Q: When would I use Amazon Redshift vs. Amazon Elastic MapReduce (Amazon EMR)?
Amazon Redshift is ideal for large volumes of structured data that you want to persist and query using standard SQL and your existing BI tools. Amazon EMR is ideal for processing and transforming unstructured or semi-structured data to bring in to Amazon Redshift and is also a much better option for data sets that are relatively transitory, not stored for long-term use.
Q: Why should I use Amazon Redshift instead of running my own MPP data warehouse cluster on Amazon EC2?

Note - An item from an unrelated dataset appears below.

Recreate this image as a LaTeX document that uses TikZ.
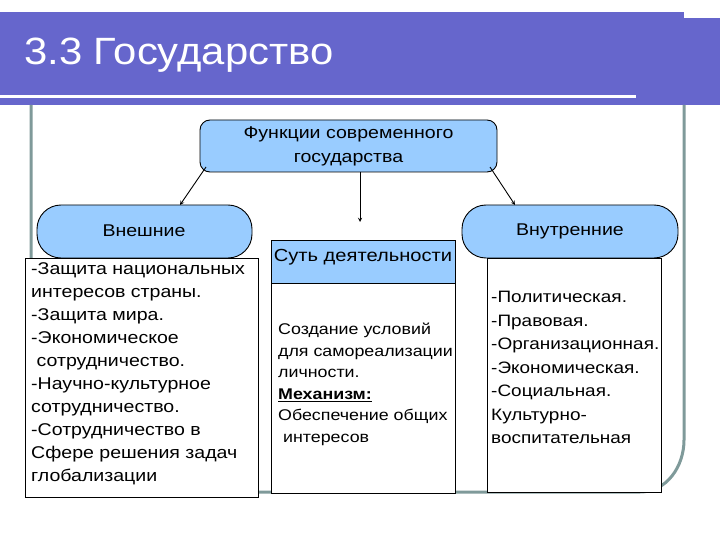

Amazon Redshift automatically handles many of the time-consuming tasks associated with managing your own data warehouse including:
- Setup: With Amazon Redshift, you simply create a data warehouse cluster, define your schema, and begin loading and querying your data. Provisioning, configuration and patching are all managed for you.
- Data Durability: Amazon Redshift replicates your data within your data warehouse cluster and continuously backs up your data to Amazon S3, which is designed for eleven nines of durability. Amazon Redshift mirrors each drive's data to other nodes within your cluster. If a drive fails, your queries will continue with a slight latency increase while Redshift rebuilds your drive from replicas. In case of node failure(s), Amazon Redshift automatically provisions new node(s) and begins restoring data from other drives within the cluster or from Amazon S3. It prioritizes restoring your most frequently queried data so your most frequently executed queries will become performant quickly.
- Scaling: You can add or remove nodes from your Amazon Redshift data warehouse cluster with a single API call or via a few clicks in the AWS Management Console as your capacity and performance needs change.
- Automatic Updates and Patching: Amazon Redshift automatically applies upgrades and patches your data warehouse so you can focus on your application and not on its administration.